This first friendship in my new town would prove to last through many adventures, over much time and many miles. We made art together and nurtured each other through our separate artistic pursuits. In bits and pieces, and sometimes
in large chunks, we filled each other in on our histories—the parts we’d missed preceding our meeting.

We talked a lot. Philosophy and art and politics and gossip. Religion and anthropology and music and food. Education and parenthood and entertainment and
books. We drank together and ate together and smoked pot together.

We never made love. And I never went to his house.


We hung out at my place and in the park and at a unique neighborhood restaurant bar called The Rudyard Kipling. The Rud, as some of us came to call it, was big on live art. There were poetry readings and open mics, dramatic presentations and an
eclectic array of musical bands—jazz, world, rock, folk, country, pop, blues. I became one of the regulars as did R___.

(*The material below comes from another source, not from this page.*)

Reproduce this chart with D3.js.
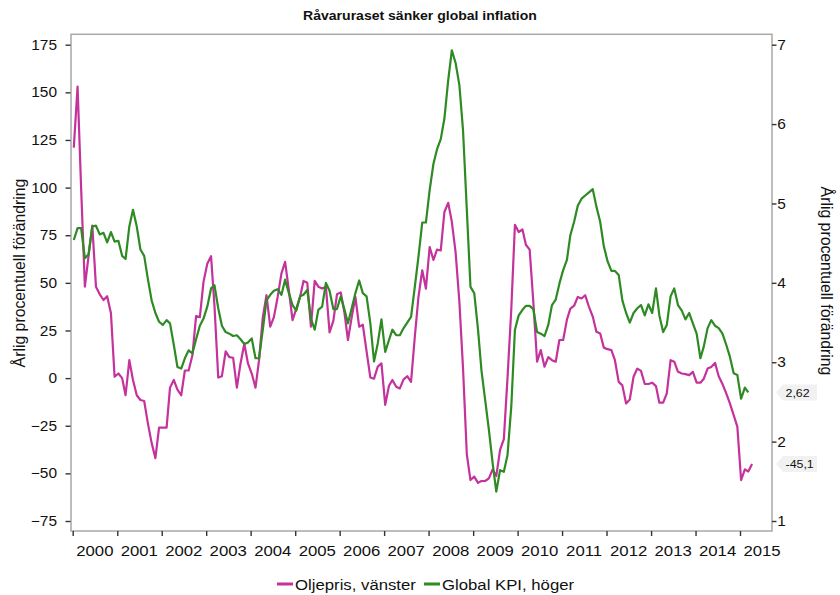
<!DOCTYPE html>
<html><head><meta charset="utf-8">
<script src="https://cdn.jsdelivr.net/npm/d3@7"></script>
<style>body{margin:0;background:#fff} text{font-family:"Liberation Sans",Arial,Helvetica,sans-serif;fill:#111}</style>
</head><body><svg id="c" width="840" height="595"></svg>
<script>
// ---------- data ----------
const chartTitle = "Råvaruraset sänker global inflation";
const axisTitle = "Årlig procentuell förändring";
const seriesNames = ["Oljepris, vänster", "Global KPI, höger"];
const firstYear = 2000; // monthly data from January 2000
const oilValues = [
 121,153,100,48,64,80,48,44,41,43,34,0.7,
 2.4,0,-9,9.4,-1,-9,-11.5,-12,-24,-34,-42,-26,
 -26,-26,-5,-1,-6,-9,4,4,12,32.5,32,50.5,
 60,64,38,0.3,1,14,11,10.7,-5,7.7,18,7.7,
 2.4,-5,9.4,32,43.5,27,32,42.6,55,61,46,30.4,
 36.5,42.6,51,50,27,51,48,47,48,24,30,44,
 45,34,20,32,42.6,27,28,14,0.3,-0.3,6,7.7,
 -14,-4,-1,-4.5,-5.4,-0.7,1,-2,21.7,42.6,56.6,47,
 68.8,62,67.4,67,87.2,92,82,66,40,5,-40,-53.5,
 -51.7,-55,-54,-54,-52.6,-48,-51.4,-37.7,-32,0,36,80.5,
 76.7,78,70,67.4,40,8.6,14.7,6,11,9.4,8.6,20,
 20,30.7,36.5,38,42.6,41.8,43.5,37.4,32.3,24.3,23.4,16,
 15.2,14.7,9.4,-2,-3.8,-13.3,-11.2,0.7,5,3.8,-3.1,-3.1,
 -2.4,-4.2,-12.9,-12.9,-8,9.4,8.6,3.3,2.4,2.1,1.6,3.3,
 -2.4,-2.4,-0.3,5,5.8,8,1,-3.1,-8,-13.3,-19.4,-25.5,
 -53.5,-47.9,-49,-45.1
];
const cpiValues = [
 4.54,4.69,4.69,4.31,4.36,4.71,4.72,4.61,4.63,4.51,4.64,4.52,
 4.53,4.34,4.30,4.71,4.92,4.71,4.42,4.34,4.04,3.78,3.62,3.51,
 3.47,3.53,3.49,3.22,2.94,2.92,3.05,3.15,3.11,3.29,3.46,3.55,
 3.70,3.93,3.97,3.68,3.46,3.38,3.36,3.33,3.34,3.29,3.23,3.25,
 3.30,3.05,3.05,3.41,3.78,3.85,3.90,3.92,3.85,4.04,3.87,3.72,
 3.65,3.83,3.85,3.91,3.55,3.41,3.66,3.70,4.00,3.90,3.67,3.67,
 3.83,3.66,3.49,3.68,3.87,4.03,3.87,3.83,3.49,3.01,3.24,3.54,
 3.13,3.28,3.41,3.34,3.34,3.43,3.50,3.57,3.95,4.33,4.76,4.76,
 5.17,5.50,5.68,5.81,6.07,6.55,6.93,6.77,6.49,5.92,4.92,3.95,
 3.87,3.41,2.90,2.52,2.15,1.73,1.37,1.64,1.62,1.83,2.44,3.41,
 3.59,3.66,3.71,3.71,3.67,3.38,3.36,3.33,3.47,3.72,3.79,3.99,
 4.16,4.29,4.60,4.77,4.97,5.06,5.10,5.14,5.18,4.96,4.77,4.46,
 4.27,4.15,4.15,4.10,3.78,3.62,3.50,3.62,3.68,3.72,3.59,3.73,
 3.62,3.93,3.59,3.38,3.47,3.83,3.93,3.72,3.65,3.54,3.62,3.49,
 3.36,3.05,3.20,3.43,3.53,3.46,3.43,3.36,3.22,3.07,2.86,2.84,
 2.54,2.68,2.62
];
const leftTicks = [175,150,125,100,75,50,25,0,-25,-50,-75];
const rightTicks = [7,6,5,4,3,2,1];
const yearLabels = [2000,2001,2002,2003,2004,2005,2006,2007,2008,2009,2010,2011,2012,2013,2014,2015];
const endLabelOil = "-45,1";
const endLabelCpi = "2,62";

// ---------- styles / layout ----------
const pink = "#c4329b", green = "#2e8a22";
const frame = {l:71, t:34.3, r:772, b:531};
const SX = 1.08; // horizontal text stretch seen in reference

const svg = d3.select("#c");
const x = d3.scaleTime().domain([new Date(2000,0,1), new Date(2015,0,1)]).range([72.7, 740]);
const yL = d3.scaleLinear().domain([-75,175]).range([521,44.7]);
const yR = d3.scaleLinear().domain([1,7]).range([521,44.7]);

const dateOf = i => d3.timeMonth.offset(new Date(firstYear,0,10), i);
const oil = oilValues.map((v,i)=>({date:dateOf(i), v}));
const cpi = cpiValues.map((v,i)=>({date:dateOf(i), v}));

function stretch(sel){
  sel.each(function(){
    const t=d3.select(this);
    const tx=+t.attr("x")||0, ty=+t.attr("y")||0;
    t.attr("x",0).attr("y",0).attr("transform",`translate(${tx},${ty}) scale(${SX},1)`);
  });
}

// title
svg.append("text").attr("x",420).attr("y",20).attr("text-anchor","middle")
  .style("font-weight","bold").style("font-size","13px").text(chartTitle).call(stretch);

// frame
svg.append("rect").attr("x",frame.l).attr("y",frame.t)
  .attr("width",frame.r-frame.l).attr("height",frame.b-frame.t)
  .attr("fill","none").attr("stroke","#a8a8a8").attr("stroke-width",1.5);

// left axis
const gL = svg.append("g").attr("transform",`translate(${frame.l-0.5},0)`)
  .call(d3.axisLeft(yL).tickValues(leftTicks).tickFormat(d3.format("d")).tickSize(5).tickSizeOuter(0).tickPadding(8.5));
gL.select(".domain").remove();
gL.selectAll(".tick line").attr("stroke","#333").attr("stroke-width",1.4);
gL.selectAll(".tick text").style("font-size","14.3px").attr("fill","#111").call(stretch);

// right axis
const gR = svg.append("g").attr("transform",`translate(${frame.r},0)`)
  .call(d3.axisRight(yR).tickValues(rightTicks).tickFormat(d3.format("d")).tickSize(4.5).tickSizeOuter(0).tickPadding(0.8));
gR.select(".domain").remove();
gR.selectAll(".tick line").attr("stroke","#333").attr("stroke-width",1.4);
gR.selectAll(".tick text").style("font-size","14.3px").attr("fill","#111").call(stretch);

// bottom axis: ticks at year starts, labels at mid-year
const gB = svg.append("g").attr("transform",`translate(0,${frame.b})`)
  .call(d3.axisBottom(x).tickValues(yearLabels.map(y=>new Date(y,0,1))).tickSize(5).tickSizeOuter(0).tickFormat(""));
gB.select(".domain").remove();
gB.selectAll(".tick line").attr("stroke","#333").attr("stroke-width",1.4);
svg.append("g").selectAll("text").data(yearLabels).join("text")
  .attr("x",d=>x(new Date(d,6,1))).attr("y",556).attr("text-anchor","middle")
  .style("font-size","15.5px").text(d=>d).call(stretch);

// axis titles
svg.append("text").attr("transform","translate(25,273) rotate(-90)").attr("text-anchor","middle")
  .style("font-size","15.8px").text(axisTitle);
svg.append("text").attr("transform","translate(821,281) rotate(90)").attr("text-anchor","middle")
  .style("font-size","15.8px").text(axisTitle);

// lines
const lineL = d3.line().x(d=>x(d.date)).y(d=>yL(d.v));
const lineR = d3.line().x(d=>x(d.date)).y(d=>yR(d.v));
svg.append("path").datum(oil).attr("d",lineL).attr("fill","none").attr("stroke",pink)
  .attr("stroke-width",2.2).attr("stroke-linejoin","round");
svg.append("path").datum(cpi).attr("d",lineR).attr("fill","none").attr("stroke",green)
  .attr("stroke-width",2.2).attr("stroke-linejoin","round");

// end labels
function endLabel(cy, txt){
  const g = svg.append("g");
  g.append("path").attr("d",`M776,${cy} L783,${cy-8} L817,${cy-8} L817,${cy+8} L783,${cy+8} Z`)
    .attr("fill","#f1f1f1");
  g.append("text").attr("x",785.5).attr("y",cy+4.2).style("font-size","11.5px").text(txt).call(stretch);
}
endLabel(yR(cpiValues[cpiValues.length-1]), endLabelCpi);
endLabel(yL(oilValues[oilValues.length-1]), endLabelOil);

// legend
const leg = [{name:seriesNames[0], color:pink, x:277},{name:seriesNames[1], color:green, x:424}];
const lg = svg.append("g");
lg.selectAll("line").data(leg).join("line")
  .attr("x1",d=>d.x).attr("x2",d=>d.x+16).attr("y1",584).attr("y2",584)
  .attr("stroke",d=>d.color).attr("stroke-width",3);
lg.selectAll("text").data(leg).join("text")
  .attr("x",d=>d.x+18).attr("y",589.5).style("font-size","15.5px").text(d=>d.name).call(stretch);
</script></body></html>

The leader of a local world-music band, a small, very popular ensemble called Serpent Wisdom, was a friend of R___’s from high school. R____ respected the man’s art immensely and called him the greatest songwriter in Louisville at that time. He appreciated my
songwriting with similar regard. It was a shining, singular moment for him, the night he introduced me to J___--two of his most favorite friends, who happened to be his two favorite songwriters in the world.

It was a shining singular moment for me and J____ as
well. Of course we fell in love. Of course we performed music together.

Of course R____ was in love with me. The attraction between us was undeniable from the first moment we met but, for me, there was never a sexual charge. We were strongly telepathic with each other—eventually I only had to think of him or speak his name aloud and he would come to me or call within hours. We spoke in a kind of shorthand—so much was understood without
verbalization. I thought of him as the male version of the entity that I represented in female form.

I loved him and cherished him and trusted him as I had no one else, before or since.
My relationship with J___ was exciting, fulfilling and frustrating. It rocked and rolled and soared and sank for five and half years. In the end, it was one of
several reasons I left the Midwest for California. After a couple of years, R___ followed me.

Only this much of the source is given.